++++ DATA BLOCK
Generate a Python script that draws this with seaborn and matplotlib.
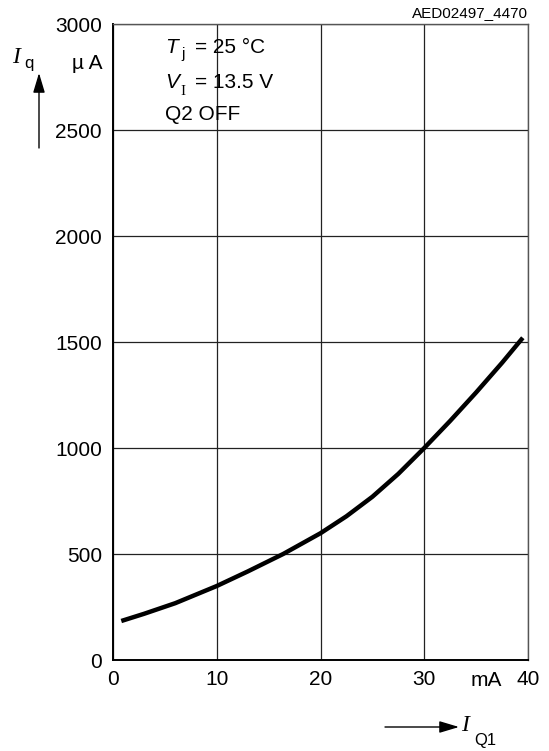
import matplotlib
matplotlib.use("Agg")
import matplotlib.pyplot as plt
import seaborn as sns
import pandas as pd

# Quiescent current vs. output current Q1
i_q1_mA = [0.8, 3, 6, 10, 13, 16.4, 20, 22.5, 25, 27.5, 30, 32.5, 35, 37.5, 39.5]
i_q_uA = [184, 218, 268, 349, 418, 500, 598, 678, 770, 878, 1000, 1128, 1262, 1402, 1520]

x_ticks = [0, 10, 20, 30, 40]
x_tick_labels = ["0", "10", "20", "30", "40"]
y_ticks = [0, 500, 1000, 1500, 2000, 2500, 3000]
y_tick_labels = ["0", "500", "1000", "1500", "2000", "2500", "3000"]

W, H = 549, 751
sns.set_theme(style="white")
plt.rcParams["font.family"] = ["Liberation Sans", "DejaVu Sans"]

fig = plt.figure(figsize=(W / 100, H / 100), dpi=100)
ax = fig.add_axes([113 / W, 1 - 660 / H, (528 - 113) / W, (660 - 24) / H])

df = pd.DataFrame({"IQ1": i_q1_mA, "Iq": i_q_uA})
sns.lineplot(data=df, x="IQ1", y="Iq", ax=ax, color="black", linewidth=3.2,
             solid_capstyle="butt", solid_joinstyle="round")

ax.set_xlim(0, 40)
ax.set_ylim(0, 3000)
ax.set_xticks(x_ticks)
ax.set_xticklabels(x_tick_labels)
ax.set_yticks(y_ticks)
ax.set_yticklabels(y_tick_labels)
ax.tick_params(axis="both", length=0, labelsize=15, colors="black")
ax.tick_params(axis="x", pad=7)
ax.tick_params(axis="y", pad=8)
ax.set_xlabel("")
ax.set_ylabel("")
ax.grid(True, color="#222222", linewidth=0.9)
for side, sp in ax.spines.items():
    sp.set_visible(True)
    sp.set_color("black" if side in ("left", "bottom") else "#555555")
    sp.set_linewidth(1.4 if side in ("left", "bottom") else 1.0)


def put(x, y, s, **kw):
    kw.setdefault("va", "baseline")
    kw.setdefault("ha", "left")
    kw.setdefault("fontsize", 15)
    kw.setdefault("color", "black")
    fig.text(x / W, 1 - y / H, s, **kw)


serif_it = dict(family="Liberation Serif", style="italic")

# y-axis label with upward arrow
put(12, 63, "I", fontsize=17, **serif_it)
put(24, 68, "q", fontsize=12)
put(102, 69, "µ A", ha="right")
ax.annotate("", xy=(39, H - 73), xytext=(39, H - 148),
            xycoords="figure pixels", textcoords="figure pixels",
            arrowprops=dict(arrowstyle="-|>,head_length=1.0,head_width=0.3",
                            color="black", lw=1.0, shrinkA=0, shrinkB=0))

# x-axis unit and label with right arrow
put(486, 690, "mA", ha="center", va="bottom")
put(461, 731, "I", fontsize=17, **serif_it)
put(474, 745, "Q1", fontsize=12)
ax.annotate("", xy=(459, H - 727), xytext=(385, H - 727),
            xycoords="figure pixels", textcoords="figure pixels",
            arrowprops=dict(arrowstyle="-|>,head_length=1.0,head_width=0.3",
                            color="black", lw=1.0, shrinkA=0, shrinkB=0))

# operating conditions
put(165, 53, "T", style="italic")
put(181, 58, "j", fontsize=11)
put(195, 53, "= 25 °C")
put(165, 88, "V", style="italic")
put(180, 95, "I", fontsize=11, family="Liberation Serif")
put(195, 88, "= 13.5 V")
put(165, 120, "Q2 OFF")

put(528, 17, "AED02497_4470", ha="right", fontsize=11)

fig.savefig("out.png", dpi=100, facecolor="white")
++++++++
SET PROBLEM: Copy out all the data without changing anything, and drop the pictures.

CORRECT OUTPUT:
Generate a Python script that draws this with seaborn and matplotlib.
import matplotlib
matplotlib.use("Agg")
import matplotlib.pyplot as plt
import seaborn as sns
import pandas as pd

# Quiescent current vs. output current Q1
i_q1_mA = [0.8, 3, 6, 10, 13, 16.4, 20, 22.5, 25, 27.5, 30, 32.5, 35, 37.5, 39.5]
i_q_uA = [184, 218, 268, 349, 418, 500, 598, 678, 770, 878, 1000, 1128, 1262, 1402, 1520]

x_ticks = [0, 10, 20, 30, 40]
x_tick_labels = ["0", "10", "20", "30", "40"]
y_ticks = [0, 500, 1000, 1500, 2000, 2500, 3000]
y_tick_labels = ["0", "500", "1000", "1500", "2000", "2500", "3000"]

W, H = 549, 751
sns.set_theme(style="white")
plt.rcParams["font.family"] = ["Liberation Sans", "DejaVu Sans"]

fig = plt.figure(figsize=(W / 100, H / 100), dpi=100)
ax = fig.add_axes([113 / W, 1 - 660 / H, (528 - 113) / W, (660 - 24) / H])

df = pd.DataFrame({"IQ1": i_q1_mA, "Iq": i_q_uA})
sns.lineplot(data=df, x="IQ1", y="Iq", ax=ax, color="black", linewidth=3.2,
             solid_capstyle="butt", solid_joinstyle="round")

ax.set_xlim(0, 40)
ax.set_ylim(0, 3000)
ax.set_xticks(x_ticks)
ax.set_xticklabels(x_tick_labels)
ax.set_yticks(y_ticks)
ax.set_yticklabels(y_tick_labels)
ax.tick_params(axis="both", length=0, labelsize=15, colors="black")
ax.tick_params(axis="x", pad=7)
ax.tick_params(axis="y", pad=8)
ax.set_xlabel("")
ax.set_ylabel("")
ax.grid(True, color="#222222", linewidth=0.9)
for side, sp in ax.spines.items():
    sp.set_visible(True)
    sp.set_color("black" if side in ("left", "bottom") else "#555555")
    sp.set_linewidth(1.4 if side in ("left", "bottom") else 1.0)


def put(x, y, s, **kw):
    kw.setdefault("va", "baseline")
    kw.setdefault("ha", "left")
    kw.setdefault("fontsize", 15)
    kw.setdefault("color", "black")
    fig.text(x / W, 1 - y / H, s, **kw)


serif_it = dict(family="Liberation Serif", style="italic")

# y-axis label with upward arrow
put(12, 63, "I", fontsize=17, **serif_it)
put(24, 68, "q", fontsize=12)
put(102, 69, "µ A", ha="right")
ax.annotate("", xy=(39, H - 73), xytext=(39, H - 148),
            xycoords="figure pixels", textcoords="figure pixels",
            arrowprops=dict(arrowstyle="-|>,head_length=1.0,head_width=0.3",
                            color="black", lw=1.0, shrinkA=0, shrinkB=0))

# x-axis unit and label with right arrow
put(486, 690, "mA", ha="center", va="bottom")
put(461, 731, "I", fontsize=17, **serif_it)
put(474, 745, "Q1", fontsize=12)
ax.annotate("", xy=(459, H - 727), xytext=(385, H - 727),
            xycoords="figure pixels", textcoords="figure pixels",
            arrowprops=dict(arrowstyle="-|>,head_length=1.0,head_width=0.3",
                            color="black", lw=1.0, shrinkA=0, shrinkB=0))

# operating conditions
put(165, 53, "T", style="italic")
put(181, 58, "j", fontsize=11)
put(195, 53, "= 25 °C")
put(165, 88, "V", style="italic")
put(180, 95, "I", fontsize=11, family="Liberation Serif")
put(195, 88, "= 13.5 V")
put(165, 120, "Q2 OFF")

put(528, 17, "AED02497_4470", ha="right", fontsize=11)

fig.savefig("out.png", dpi=100, facecolor="white")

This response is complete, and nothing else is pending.